Soo Hyun Lim wrote then-Editor Shelby Coffey under whose haughty stewardship the Times had been engaged in a marathon racebaiting, pitting one politically powerful but economically frustrated minority against a seemingly thriving tribe of non-English-speaking newcomers.

That was a year before South Central and the adjoining Koreatown burned and choked through three days of firebombing, looting and mayhem, mother of all riots in modern American history.

Soo Hyun’s happened to be the only letter from Korean Americans appearing in the Times’ editorial page during the darkest hours of Korean American history, while their American-educated elites stayed silent and aloof from the bedraggled hole-in-the-wall shopkeepers under mounting anti-Korean bashing.

“My father is a Korean American merchant in South Central L. A. and as his son, I fear for his life every day. Both minority groups are trying hard to endure their cultural differences and are having a difficulty time just surviving,” Lim said.

“However, the media consistently misrepresented how these groups exists which is in turn pitting African Americans and Korean Americans against each other. Yet this friction is what both groups are trying so hard to overcome.”

This UCLA student’s desperate pleas to help overcome the media-fanned “friction” as well as his dire warnings of dangerous consequences fell on the deaf ears of not only the media honchos but both the powers that be as well as the established political leaders of minorities.

In a huge cut-throat market such as Los Angeles, the so-called Korean-black conflict is tailor-made for circulations and TV ratings. Round up the usual scapegoats.

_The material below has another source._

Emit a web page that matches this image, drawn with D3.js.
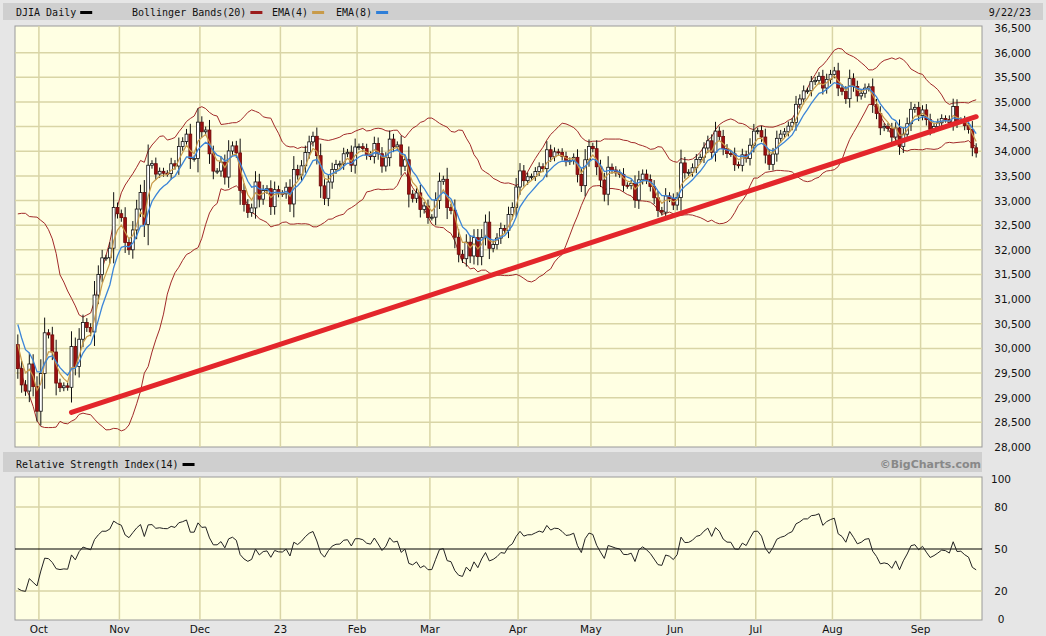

The May sweep that started from the last week of April harvested the highest ratings of the year at the expense of the American Dreams of countless victims of all colors.

Sadly, a decade later I learned from Soo Hyun’s younger sister Ji Hyun that mobs burned and sacked their year-old small grocery store on Avalon Street. 

Ji Hyun, a sophomore in college at the time of the riots, had become a staff writer for the Asian Week, a national Asian American weekly, based in San Francisco. She reported that her father re-opened a new store in Central California a year later, a much safer place to the family’s relief.

Here’s a daughter’s worm’s-eye view of how a typical Korean father puts his life on line for the future of his children in South Central LA:

“I saw blazing fire, clouds of smoke, people scurrying to loot stores in their neighborhood. It was chaotic and hellish to watch. With my eyes glued to the TV screen, my head spun and my heart pounded as anxiety swelled within. Where is Apa (dad in Korean) and is he safe?

Apa was a victim of the looting. He opened up his business in January of 1991. He chose his location because there was very little competition with the larger, more established Safeway or Ralph’s. Like many Korean business owners, Apa found a niche in places where other business refused to accommodate.

“He was aware that crime was commonplace. His register counter was raised a foot above the ground so he could watch his customers in case they had the urge to steal from him. As a businessman, his merchandize was his livelihood and many of his customers resented being spied upon. Relations with his customers were tense. At first he tried to befriend them. When that didn’t work, he would scream back to them, angry at their disrespect for his kindness and frustrated that they didn’t understand his situation as an owner of a business.

“Apa was even robed at gunpoint once during the first few months of opening the store. Frightened, he handed his hard day’s worth of money over and called the police. My father was not hurt and the assailant was never caught.

“A rapport between Apa and his customers never really developed. Tension increased between the African Americans and Korean Americans [over the Soon Ja Du vs.Latasha Harlins shooting case. Du was convicted of manslaughter and placed on probation.]

“It was during this time, my older brother wrote a letter to the L. A. Times….

“When this (Rodney King) verdict was delivered on April 29, the racial tensions in the community erupted in full force. Apa received a call from his friend who warned him of impending violence and urging him to leave that day.

“Apa grabbed his money bag, got in his car and left the store immediately….Rioters broke through the security door that was encased in metal barrier by smashing through it with a metal pipe. They broke windows, began rummaging through all of his belongings, stealing food and merchandize in the store.

“Apa knew that if he stopped them, there would be violence. The next morning, Apa returned to his store. …The store was a shambles and Apa was incensed with worry. His livelihood crumbled with the facades of the buildings.

“’I had nothing,’ Apa said. I only had fire insurance …The main thing was that I didn’t want to lose my life. If I fought them, they will kill me. It was a crisis waiting to happen. Like the Watts riots in 1965, it’s become a part of history — buried in old newspaper clipping and perhaps written in history book. Like the Jewish business workers in Watts, the Korean business owners in South Central became the victims of rage and discontent in the African American community.”

She summed up: “Not all Koreans stood on top of the roof of their business with guns. Most were like my father. They lost not only their source of income but their dignity as human beings. Apa (father in Korean) is not disillusioned and does not seek sympathy. He just wants a fair chance to seek the American Dream. He always tells me, ‘It’s all about survival.’ This sentence always resonates deeply in me.”

It’s no accident that Ji Hyun’s brother is a product of UCLA, longtime spawning ground for a steady stream of second-generation activists who returned home to fight on social, political and coalition fronts on behalf of probably the most misperceived and maligned ethnic group in this country at the time.

The spirit of Soo Hyun Lim is very much alive today among the younger sisters and brothers of the Children of Sa-I-Gu who stood by all alone as the first and last line of defense for their parent’s generation of sacrifice and silence.